My question is about the following proof:
Lemma: If $\lim_{n \to \infty} a_n = l$ and $l > 0$, then there is an integer $N$ such that $a_n > \frac{1}{2}l$ for all $n > N$.
Quotient Rule for convergent sequences
If $\lim_{n \to \infty} a_n = l$ and $\lim_{n \to \infty} b_n = m$, then $\lim_{n \to \infty} \frac{a_n}{b_n} = \frac{l}{m}$, for $m \ne 0$.
Proof: For $m > 0$.
- Write the required expression in terms of the null sequences $a_n - l$ and $b_n - m$.
\begin{equation*} \frac{a_n}{b_n} - \frac{l}{m} = \frac{m(a_n -l) - l (b_n - m)}{b_n m} \end{equation*}
Note that $m(a_n -l) - l (b_n - m)$ is a null sequence, but the denominator $b_n m$ can take the value of $0$. However by the lemma, we know that for some integer $N$ we have $b_n > \frac{1}{2}m$, for all $n > N$, so the terms of $(b_n)$ are eventually positive.
Thus, for all $n > N$, we find
\begin{align*} \bigg| \frac{a_n}{b_n} - \frac{l}{m} \bigg| = \frac{|m(a_n -l) - l (b_n - m)|}{b_n m} \le \frac{|m(a_n -l) - l (b_n - m)|}{ \frac{1}{2} m^2 } \end{align*}
Since the RHS defines a null sequence, it follows by the Squeeze Theorem for null sequences that $\big( \frac{a_n}{b_n} - \frac{l}{m} \big)$ is null, as required.
In general I follow how the proof is structured, but I get lost with the last inequality.
Using the lemma, we know there must exist some $N$ such that the denominator $b_n m$ will be eventually positive. So we don't have to worry about division by $0$ for all $n > N$.
What I don't get: But why do they introduce absolute value signs in the last inequality? Couldn't we just continue with $\frac{a_n}{b_n} - \frac{l}{m} = \frac{m(a_n -l) - l (b_n - m)}{b_n m}$, as for all $n > N$, we avoided division by $0$.

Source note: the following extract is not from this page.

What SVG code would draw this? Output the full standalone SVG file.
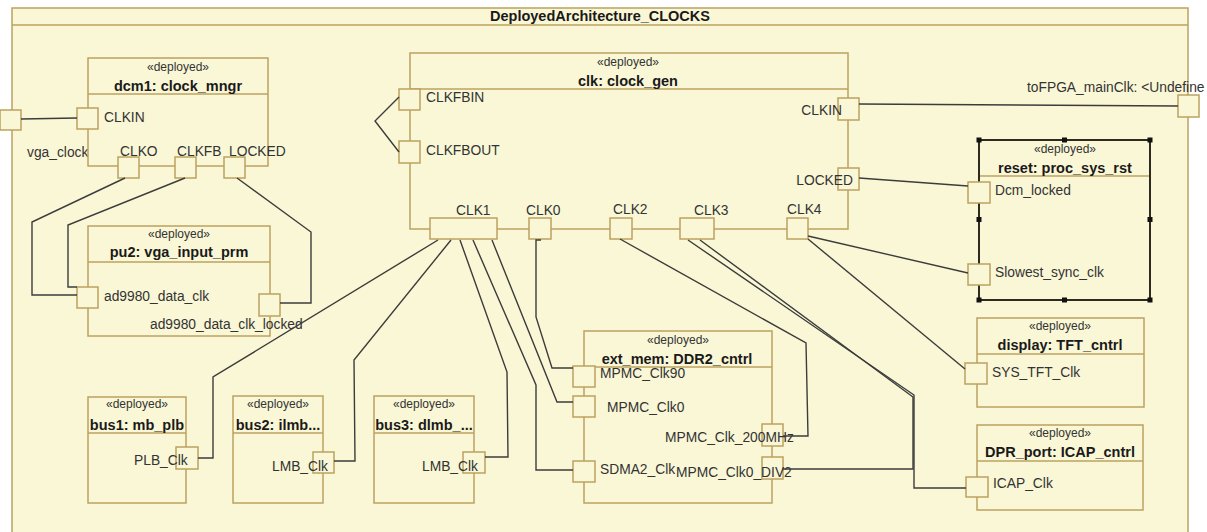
<svg xmlns="http://www.w3.org/2000/svg" width="1207" height="532" viewBox="0 0 1207 532">
<style>
.frame{fill:#FAF7D6;stroke:#BCA262;stroke-width:1.5}
.node{fill:#FAF7D6;stroke:#BCA262;stroke-width:1.5}
.sel{fill:#FAF7D6;stroke:#2E2A20;stroke-width:2}
.hdr{stroke:#BCA262;stroke-width:1.5}
.port{fill:#FAF7D6;stroke:#BCA262;stroke-width:1.5}
.h{fill:#111}
.st{font-family:"Liberation Sans",Arial,sans-serif;font-size:12px;fill:#333;text-anchor:middle}
.nm{font-family:"Liberation Sans",Arial,sans-serif;font-size:14.5px;font-weight:bold;fill:#1a1a1a;text-anchor:middle}
.pl{font-family:"Liberation Sans",Arial,sans-serif;font-size:13.8px;fill:#333}
.ttl{font-family:"Liberation Sans",Arial,sans-serif;font-size:14.5px;font-weight:bold;fill:#1a1a1a;text-anchor:middle}
.c{fill:none;stroke:#3C3C3C;stroke-width:1.4}
</style>
<rect x="0" y="0" width="1207" height="532" fill="#ffffff"/>
<g id="frame">
<rect class="frame" x="12" y="8" width="1176" height="540"/>
<line class="hdr" x1="12" y1="25" x2="1188" y2="25"/>
<text class="ttl" x="600" y="21">DeployedArchitecture_CLOCKS</text>
</g>
<g id="ext_vga_clock">
<rect class="port" x="0" y="110" width="21" height="20"/>
<text class="pl" x="27" y="157">vga_clock</text>
</g>
<g id="ext_toFPGA">
<rect class="port" x="1178" y="95" width="21" height="22"/>
<text class="pl" x="1027" y="92">toFPGA_mainClk: &lt;Undefine</text>
</g>
<g id="dcm1">
<rect class="node" x="88" y="58" width="180" height="108"/>
<line class="hdr" x1="88" y1="94" x2="268" y2="94"/>
<text class="st" x="178" y="71">«deployed»</text>
<text class="nm" x="178" y="91">dcm1: clock_mngr</text>
<rect class="port" x="77" y="108" width="21" height="21"/>
<text class="pl" x="104" y="122">CLKIN</text>
<rect class="port" x="118" y="157" width="21" height="21"/>
<text class="pl" x="120" y="156">CLKO</text>
<rect class="port" x="175" y="157" width="21" height="21"/>
<text class="pl" x="177" y="156">CLKFB</text>
<rect class="port" x="224" y="157" width="21" height="21"/>
<text class="pl" x="229" y="156">LOCKED</text>
</g>
<g id="pu2">
<rect class="node" x="88" y="226" width="182" height="110"/>
<line class="hdr" x1="88" y1="262" x2="270" y2="262"/>
<text class="st" x="179" y="238">«deployed»</text>
<text class="nm" x="179" y="257">pu2: vga_input_prm</text>
<rect class="port" x="77" y="287" width="21" height="21"/>
<text class="pl" x="104" y="301">ad9980_data_clk</text>
<rect class="port" x="259" y="294" width="21" height="22"/>
<text class="pl" x="150" y="329">ad9980_data_clk_locked</text>
</g>
<g id="clk">
<rect class="node" x="410" y="53" width="438" height="176"/>
<line class="hdr" x1="410" y1="89" x2="848" y2="89"/>
<text class="st" x="628" y="66">«deployed»</text>
<text class="nm" x="628" y="86">clk: clock_gen</text>
<rect class="port" x="399" y="89" width="21" height="21"/>
<text class="pl" x="426" y="102">CLKFBIN</text>
<rect class="port" x="399" y="141" width="21" height="22"/>
<text class="pl" x="426" y="155">CLKFBOUT</text>
<rect class="port" x="838" y="98" width="21" height="22"/>
<text class="pl" x="842" y="115" text-anchor="end">CLKIN</text>
<rect class="port" x="838" y="168" width="21" height="22"/>
<text class="pl" x="853" y="185" text-anchor="end">LOCKED</text>
<rect class="port" x="430" y="218" width="67" height="21"/>
<text class="pl" x="456" y="215">CLK1</text>
<rect class="port" x="529" y="218" width="22" height="21"/>
<text class="pl" x="526" y="215">CLK0</text>
<rect class="port" x="610" y="218" width="22" height="21"/>
<text class="pl" x="613" y="214">CLK2</text>
<rect class="port" x="680" y="218" width="34" height="21"/>
<text class="pl" x="694" y="215">CLK3</text>
<rect class="port" x="787" y="218" width="21" height="21"/>
<text class="pl" x="787" y="214">CLK4</text>
</g>
<g id="reset">
<rect class="sel" x="979" y="140" width="171" height="160"/>
<line class="hdr" x1="980" y1="176" x2="1149" y2="176"/>
<text class="st" x="1065" y="153">«deployed»</text>
<text class="nm" x="1065" y="173">reset: proc_sys_rst</text>
<rect class="port" x="968" y="182" width="22" height="21"/>
<text class="pl" x="995" y="195">Dcm_locked</text>
<rect class="port" x="968" y="264" width="22" height="21"/>
<text class="pl" x="995" y="277">Slowest_sync_clk</text>
<rect class="h" x="976.5" y="137.5" width="5" height="5"/>
<rect class="h" x="1062" y="137.5" width="5" height="5"/>
<rect class="h" x="1147.5" y="137.5" width="5" height="5"/>
<rect class="h" x="976.5" y="217" width="5" height="5"/>
<rect class="h" x="1147.5" y="217" width="5" height="5"/>
<rect class="h" x="976.5" y="297.5" width="5" height="5"/>
<rect class="h" x="1062" y="297.5" width="5" height="5"/>
<rect class="h" x="1147.5" y="297.5" width="5" height="5"/>
</g>
<g id="display">
<rect class="node" x="977" y="318" width="167" height="89"/>
<line class="hdr" x1="977" y1="354" x2="1144" y2="354"/>
<text class="st" x="1060" y="330">«deployed»</text>
<text class="nm" x="1060" y="350">display: TFT_cntrl</text>
<rect class="port" x="965" y="363" width="22" height="21"/>
<text class="pl" x="992" y="377">SYS_TFT_Clk</text>
</g>
<g id="dpr_port">
<rect class="node" x="977" y="425" width="166" height="85"/>
<line class="hdr" x1="977" y1="461" x2="1143" y2="461"/>
<text class="st" x="1060" y="437">«deployed»</text>
<text class="nm" x="1060" y="457">DPR_port: ICAP_cntrl</text>
<rect class="port" x="966" y="477" width="22" height="20"/>
<text class="pl" x="993" y="488">ICAP_Clk</text>
</g>
<g id="ext_mem">
<rect class="node" x="584" y="331" width="188" height="172"/>
<line class="hdr" x1="584" y1="367" x2="772" y2="367"/>
<text class="st" x="678" y="344">«deployed»</text>
<text class="nm" x="677" y="364">ext_mem: DDR2_cntrl</text>
<rect class="port" x="573" y="366" width="22" height="21"/>
<text class="pl" x="600" y="378">MPMC_Clk90</text>
<rect class="port" x="573" y="396" width="22" height="21"/>
<text class="pl" x="607" y="412">MPMC_Clk0</text>
<rect class="port" x="762" y="424" width="21" height="22"/>
<text class="pl" x="665" y="442">MPMC_Clk_200MHz</text>
<rect class="port" x="573" y="461" width="22" height="21"/>
<text class="pl" x="600" y="474">SDMA2_Clk</text>
<rect class="port" x="762" y="457" width="21" height="22"/>
<text class="pl" x="676" y="477">MPMC_Clk0_DIV2</text>
</g>
<g id="bus1">
<rect class="node" x="88" y="397" width="98" height="106"/>
<line class="hdr" x1="88" y1="433" x2="186" y2="433"/>
<text class="st" x="137" y="408">«deployed»</text>
<text class="nm" x="137" y="430">bus1: mb_plb</text>
<rect class="port" x="176" y="447" width="22" height="22"/>
<text class="pl" x="134" y="465">PLB_Clk</text>
</g>
<g id="bus2">
<rect class="node" x="233" y="396" width="90" height="107"/>
<line class="hdr" x1="233" y1="433" x2="323" y2="433"/>
<text class="st" x="278" y="408">«deployed»</text>
<text class="nm" x="278" y="430">bus2: ilmb...</text>
<rect class="port" x="313" y="452" width="21" height="21"/>
<text class="pl" x="272" y="471">LMB_Clk</text>
</g>
<g id="bus3">
<rect class="node" x="374" y="396" width="100" height="107"/>
<line class="hdr" x1="374" y1="433" x2="474" y2="433"/>
<text class="st" x="424" y="408">«deployed»</text>
<text class="nm" x="424" y="430">bus3: dlmb_...</text>
<rect class="port" x="463" y="452" width="22" height="21"/>
<text class="pl" x="422" y="471">LMB_Clk</text>
</g>
<g id="connectors">
<polyline class="c" points="21,119 77,118"/>
<polyline class="c" points="125,178 32,222 32,295 77,295"/>
<polyline class="c" points="185,178 68,225 68,287 77,287"/>
<polyline class="c" points="237,178 311,232 311,303 280,303"/>
<polyline class="c" points="399,97 375,121 399,152"/>
<polyline class="c" points="859,104 1178,106"/>
<polyline class="c" points="859,178 968,186"/>
<polyline class="c" points="808,236 968,273"/>
<polyline class="c" points="808,239 965,369"/>
<polyline class="c" points="688,240 914,395 914,488 966,488"/>
<polyline class="c" points="700,240 913,397 913,469 783,469"/>
<polyline class="c" points="620,239 806,343 808,436 783,436"/>
<polyline class="c" points="541,240 536,240 536,317 552,368 573,368"/>
<polyline class="c" points="492,240 557,402 573,402"/>
<polyline class="c" points="473,240 536,385 536,470 573,470"/>
<polyline class="c" points="460,240 507,372 508,457 485,457"/>
<polyline class="c" points="451,240 354,360 355,461 334,461"/>
<polyline class="c" points="438,240 213,377 213,458 198,458"/>
</g>
</svg>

First of all, I really wouldn't call this result a Theorem, but that's not really the point of your question. The reason why the absolute value of the aforementioned quantity appears in the proof of your proposition is precisely the way convergence is set up in $\mathbb{R}.$ To elaborate on that, recall that convergence is a topological concept and, given $(X, \tau)$ a topological space, we say that a sequence $(x_n)_{n \in \mathbb{N}} \subset X$ is convergent to $\lambda \in X$ if for every open set $U \in \tau$ such that $\lambda \in U,$ there is $n_U \in \mathbb{N}$ so that $x_n \in U$ for all $n \geq n_U.$
In the particular case of a metric space $(X, d)$, we have a very natural way to topologise $X,$ namely we consider the topology generated by the family of balls $B(x, r) := \{ y \in x: d(x, y) < r \},$ where $x \in X$ and $r > 0.$ On $\mathbb{R}$ we have exactly the topology generated by the standard metric, so putting all of these facts together explains why we need to consider the absolute value of the quantity you mentioned, not just the quantity itself.
I hope I understood your question correctly and that you will find this helpful.